- [DATA SECTION]
────────────────────
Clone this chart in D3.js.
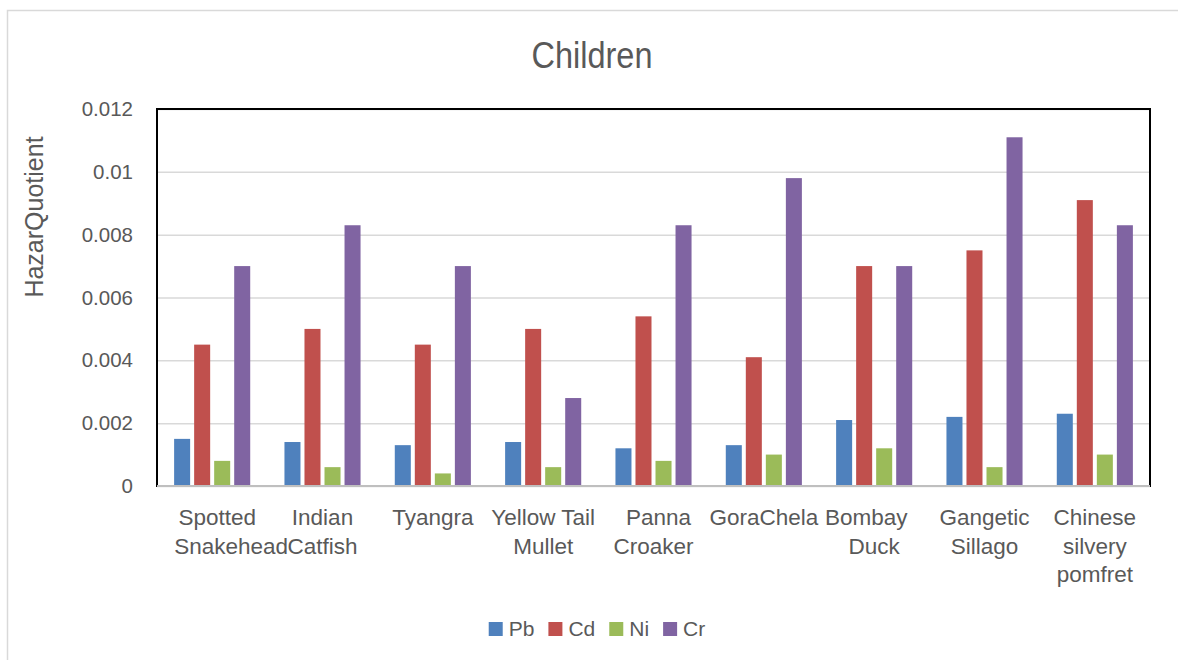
<!DOCTYPE html>
<html>
<head>
<meta charset="utf-8">
<script src="https://cdn.jsdelivr.net/npm/d3@7"></script>
<style>
    body { margin: 0; background: #fff; }
    text { font-family: "Liberation Sans", Arial, sans-serif; fill: #595959; }
</style>
</head>
<body>
<svg id="chart" width="1178" height="660"></svg>
<script>

const categories = ["Spotted Snakehead", "Indian Catfish", "Tyangra", "Yellow Tail Mullet", "Panna Croaker",
    "GoraChela", "Bombay Duck", "Gangetic Sillago", "Chinese silvery pomfret"]
const categoryLines = [["Spotted", "Snakehead"], ["Indian", "Catfish"], ["Tyangra"], ["Yellow Tail", "Mullet"],
    ["Panna", "Croaker"], ["GoraChela"], ["Bombay", "Duck"], ["Gangetic", "Sillago"], ["Chinese", "silvery", "pomfret"]]

const seriesNames = ["Pb", "Cd", "Ni", "Cr"]
const pbValues = [0.0015, 0.0014, 0.0013, 0.0014, 0.0012, 0.0013, 0.0021, 0.0022, 0.0023]
const cdValues = [0.0045, 0.0050, 0.0045, 0.0050, 0.0054, 0.0041, 0.0070, 0.0075, 0.0091]
const niValues = [0.0008, 0.0006, 0.0004, 0.0006, 0.0008, 0.0010, 0.0012, 0.0006, 0.0010]
const crValues = [0.0070, 0.0083, 0.0070, 0.0028, 0.0083, 0.0098, 0.0070, 0.0111, 0.0083]
const yTicks = [0, 0.002, 0.004, 0.006, 0.008, 0.01, 0.012]

const colors = ['#4F81BD', '#C0504D', '#9BBB59', '#8064A2']

// Excel pushes a few wrapped labels sideways, copy that
const labelNudge = { "Spotted": 5, "Snakehead": 19, "Panna": 5, "Bombay": -8 }


function drawChart() {

    const width = 1178
    const height = 660

    const margin = { top: 109, right: 28, bottom: 174, left: 157 };
    const innerWidth = width - margin.left - margin.right;
    const innerHeight = height - margin.top - margin.bottom;

    // build rows from the arrays
    const allValues = [pbValues, cdValues, niValues, crValues]
    const data = categories.map((c, i) => ({
        name: c,
        lines: categoryLines[i],
        values: seriesNames.map((s, j) => ({ key: s, value: allValues[j][i] }))
    }))

    const xScale = d3.scaleBand()
        .domain(categories)
        .range([0, innerWidth])
        .paddingInner(0.274)
        .paddingOuter(0.137);

    const x1Scale = d3.scaleBand()
        .domain(seriesNames)
        .range([0, xScale.bandwidth()])
        .paddingInner(0.2)
        .paddingOuter(0.1);

    const yScale = d3.scaleLinear()
        .domain([0, 0.012])
        .range([innerHeight, 0]);

    const colorScale = d3.scaleOrdinal()
        .domain(seriesNames)
        .range(colors)

    const svg = d3.select('#chart')

    // outer chart border (only top/left visible in the picture)
    svg.append('rect')
        .attr('x', 7.5)
        .attr('y', 10.5)
        .attr('width', 1300)
        .attr('height', 800)
        .attr('fill', 'none')
        .attr('stroke', '#d9d9d9')
        .attr('stroke-width', 1.5)

    svg.append('text')
        .attr('x', 592)
        .attr('y', 68)
        .attr('text-anchor', 'middle')
        .attr('font-size', 37)
        .attr('textLength', 121)
        .attr('lengthAdjust', 'spacingAndGlyphs')
        .text('Children')

    svg.append('text')
        .attr('transform', 'translate(43,217) rotate(-90)')
        .attr('text-anchor', 'middle')
        .attr('font-size', 25)
        .text('HazarQuotient')

    const g = svg.append('g')
        .attr('transform', 'translate(' + margin.left + ',' + margin.top + ')');

    // gridlines + y tick labels
    const yAxis = d3.axisLeft(yScale)
        .tickValues(yTicks)
        .tickSize(-innerWidth)
        .tickPadding(24)
        .tickFormat(d => d === 0 ? '0' : String(+d.toFixed(3)));

    const yG = g.append('g').call(yAxis)
    yG.select('.domain').remove()
    yG.selectAll('line').attr('stroke', '#d9d9d9').attr('stroke-width', 1.5)
    yG.selectAll('text')
        .attr('font-size', 20.5)
        .attr('fill', '#595959')
        .style('font-family', '"Liberation Sans", Arial, sans-serif')

    // plot area border
    g.append('rect')
        .attr('width', innerWidth)
        .attr('height', innerHeight)
        .attr('fill', 'none')
        .attr('stroke', '#000')
        .attr('stroke-width', 2)

    const groups = g.selectAll('.cat')
        .data(data)
        .enter()
        .append('g')
        .attr('class', 'cat')
        .attr('transform', d => 'translate(' + xScale(d.name) + ',0)')

    groups.selectAll('rect')
        .data(d => d.values)
        .enter()
        .append('rect')
        .attr('x', d => x1Scale(d.key))
        .attr('y', d => yScale(d.value))
        .attr('width', x1Scale.bandwidth())
        .attr('height', d => innerHeight - yScale(d.value))
        .attr('fill', d => colorScale(d.key))

    // category axis line
    g.append('line')
        .attr('x1', 0)
        .attr('x2', innerWidth)
        .attr('y1', innerHeight)
        .attr('y2', innerHeight)
        .attr('stroke', '#bfbfbf')
        .attr('stroke-width', 2)

    // category labels, wrapped like the original
    const labels = g.selectAll('.catLabel')
        .data(data)
        .enter()
        .append('text')
        .attr('class', 'catLabel')
        .attr('text-anchor', 'middle')
        .attr('font-size', 22.5)
        .attr('transform', d => 'translate(' + (xScale(d.name) + xScale.bandwidth() / 2) + ',' + (innerHeight + 39) + ')')

    labels.selectAll('tspan')
        .data(d => d.lines)
        .enter()
        .append('tspan')
        .attr('x', d => labelNudge[d] || 0)
        .attr('y', (d, i) => i * 28.5)
        .text(d => d)

    // legend
    const legend = svg.append('g')
    let lx = 0
    seriesNames.forEach((s, i) => {
        const item = legend.append('g').attr('transform', 'translate(' + lx + ',0)')
        item.append('rect')
            .attr('x', 0)
            .attr('y', 622)
            .attr('width', 14)
            .attr('height', 14)
            .attr('fill', colorScale(s))
        const t = item.append('text')
            .attr('x', 20)
            .attr('y', 636)
            .attr('font-size', 21)
            .text(s)
        lx += 20 + t.node().getComputedTextLength() + 14
    })
    const legendWidth = lx - 14
    legend.attr('transform', 'translate(' + (597 - legendWidth / 2) + ',0)')
}

drawChart()

</script>
</body>
</html>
────────────────────
- [TASK GOAL]
Quote the data above in full and without alteration; skip the pictures.

- [TASK RESULT]
Clone this chart in D3.js.
<!DOCTYPE html>
<html>
<head>
<meta charset="utf-8">
<script src="https://cdn.jsdelivr.net/npm/d3@7"></script>
<style>
    body { margin: 0; background: #fff; }
    text { font-family: "Liberation Sans", Arial, sans-serif; fill: #595959; }
</style>
</head>
<body>
<svg id="chart" width="1178" height="660"></svg>
<script>

const categories = ["Spotted Snakehead", "Indian Catfish", "Tyangra", "Yellow Tail Mullet", "Panna Croaker",
    "GoraChela", "Bombay Duck", "Gangetic Sillago", "Chinese silvery pomfret"]
const categoryLines = [["Spotted", "Snakehead"], ["Indian", "Catfish"], ["Tyangra"], ["Yellow Tail", "Mullet"],
    ["Panna", "Croaker"], ["GoraChela"], ["Bombay", "Duck"], ["Gangetic", "Sillago"], ["Chinese", "silvery", "pomfret"]]

const seriesNames = ["Pb", "Cd", "Ni", "Cr"]
const pbValues = [0.0015, 0.0014, 0.0013, 0.0014, 0.0012, 0.0013, 0.0021, 0.0022, 0.0023]
const cdValues = [0.0045, 0.0050, 0.0045, 0.0050, 0.0054, 0.0041, 0.0070, 0.0075, 0.0091]
const niValues = [0.0008, 0.0006, 0.0004, 0.0006, 0.0008, 0.0010, 0.0012, 0.0006, 0.0010]
const crValues = [0.0070, 0.0083, 0.0070, 0.0028, 0.0083, 0.0098, 0.0070, 0.0111, 0.0083]
const yTicks = [0, 0.002, 0.004, 0.006, 0.008, 0.01, 0.012]

const colors = ['#4F81BD', '#C0504D', '#9BBB59', '#8064A2']

// Excel pushes a few wrapped labels sideways, copy that
const labelNudge = { "Spotted": 5, "Snakehead": 19, "Panna": 5, "Bombay": -8 }


function drawChart() {

    const width = 1178
    const height = 660

    const margin = { top: 109, right: 28, bottom: 174, left: 157 };
    const innerWidth = width - margin.left - margin.right;
    const innerHeight = height - margin.top - margin.bottom;

    // build rows from the arrays
    const allValues = [pbValues, cdValues, niValues, crValues]
    const data = categories.map((c, i) => ({
        name: c,
        lines: categoryLines[i],
        values: seriesNames.map((s, j) => ({ key: s, value: allValues[j][i] }))
    }))

    const xScale = d3.scaleBand()
        .domain(categories)
        .range([0, innerWidth])
        .paddingInner(0.274)
        .paddingOuter(0.137);

    const x1Scale = d3.scaleBand()
        .domain(seriesNames)
        .range([0, xScale.bandwidth()])
        .paddingInner(0.2)
        .paddingOuter(0.1);

    const yScale = d3.scaleLinear()
        .domain([0, 0.012])
        .range([innerHeight, 0]);

    const colorScale = d3.scaleOrdinal()
        .domain(seriesNames)
        .range(colors)

    const svg = d3.select('#chart')

    // outer chart border (only top/left visible in the picture)
    svg.append('rect')
        .attr('x', 7.5)
        .attr('y', 10.5)
        .attr('width', 1300)
        .attr('height', 800)
        .attr('fill', 'none')
        .attr('stroke', '#d9d9d9')
        .attr('stroke-width', 1.5)

    svg.append('text')
        .attr('x', 592)
        .attr('y', 68)
        .attr('text-anchor', 'middle')
        .attr('font-size', 37)
        .attr('textLength', 121)
        .attr('lengthAdjust', 'spacingAndGlyphs')
        .text('Children')

    svg.append('text')
        .attr('transform', 'translate(43,217) rotate(-90)')
        .attr('text-anchor', 'middle')
        .attr('font-size', 25)
        .text('HazarQuotient')

    const g = svg.append('g')
        .attr('transform', 'translate(' + margin.left + ',' + margin.top + ')');

    // gridlines + y tick labels
    const yAxis = d3.axisLeft(yScale)
        .tickValues(yTicks)
        .tickSize(-innerWidth)
        .tickPadding(24)
        .tickFormat(d => d === 0 ? '0' : String(+d.toFixed(3)));

    const yG = g.append('g').call(yAxis)
    yG.select('.domain').remove()
    yG.selectAll('line').attr('stroke', '#d9d9d9').attr('stroke-width', 1.5)
    yG.selectAll('text')
        .attr('font-size', 20.5)
        .attr('fill', '#595959')
        .style('font-family', '"Liberation Sans", Arial, sans-serif')

    // plot area border
    g.append('rect')
        .attr('width', innerWidth)
        .attr('height', innerHeight)
        .attr('fill', 'none')
        .attr('stroke', '#000')
        .attr('stroke-width', 2)

    const groups = g.selectAll('.cat')
        .data(data)
        .enter()
        .append('g')
        .attr('class', 'cat')
        .attr('transform', d => 'translate(' + xScale(d.name) + ',0)')

    groups.selectAll('rect')
        .data(d => d.values)
        .enter()
        .append('rect')
        .attr('x', d => x1Scale(d.key))
        .attr('y', d => yScale(d.value))
        .attr('width', x1Scale.bandwidth())
        .attr('height', d => innerHeight - yScale(d.value))
        .attr('fill', d => colorScale(d.key))

    // category axis line
    g.append('line')
        .attr('x1', 0)
        .attr('x2', innerWidth)
        .attr('y1', innerHeight)
        .attr('y2', innerHeight)
        .attr('stroke', '#bfbfbf')
        .attr('stroke-width', 2)

    // category labels, wrapped like the original
    const labels = g.selectAll('.catLabel')
        .data(data)
        .enter()
        .append('text')
        .attr('class', 'catLabel')
        .attr('text-anchor', 'middle')
        .attr('font-size', 22.5)
        .attr('transform', d => 'translate(' + (xScale(d.name) + xScale.bandwidth() / 2) + ',' + (innerHeight + 39) + ')')

    labels.selectAll('tspan')
        .data(d => d.lines)
        .enter()
        .append('tspan')
        .attr('x', d => labelNudge[d] || 0)
        .attr('y', (d, i) => i * 28.5)
        .text(d => d)

    // legend
    const legend = svg.append('g')
    let lx = 0
    seriesNames.forEach((s, i) => {
        const item = legend.append('g').attr('transform', 'translate(' + lx + ',0)')
        item.append('rect')
            .attr('x', 0)
            .attr('y', 622)
            .attr('width', 14)
            .attr('height', 14)
            .attr('fill', colorScale(s))
        const t = item.append('text')
            .attr('x', 20)
            .attr('y', 636)
            .attr('font-size', 21)
            .text(s)
        lx += 20 + t.node().getComputedTextLength() + 14
    })
    const legendWidth = lx - 14
    legend.attr('transform', 'translate(' + (597 - legendWidth / 2) + ',0)')
}

drawChart()

</script>
</body>
</html>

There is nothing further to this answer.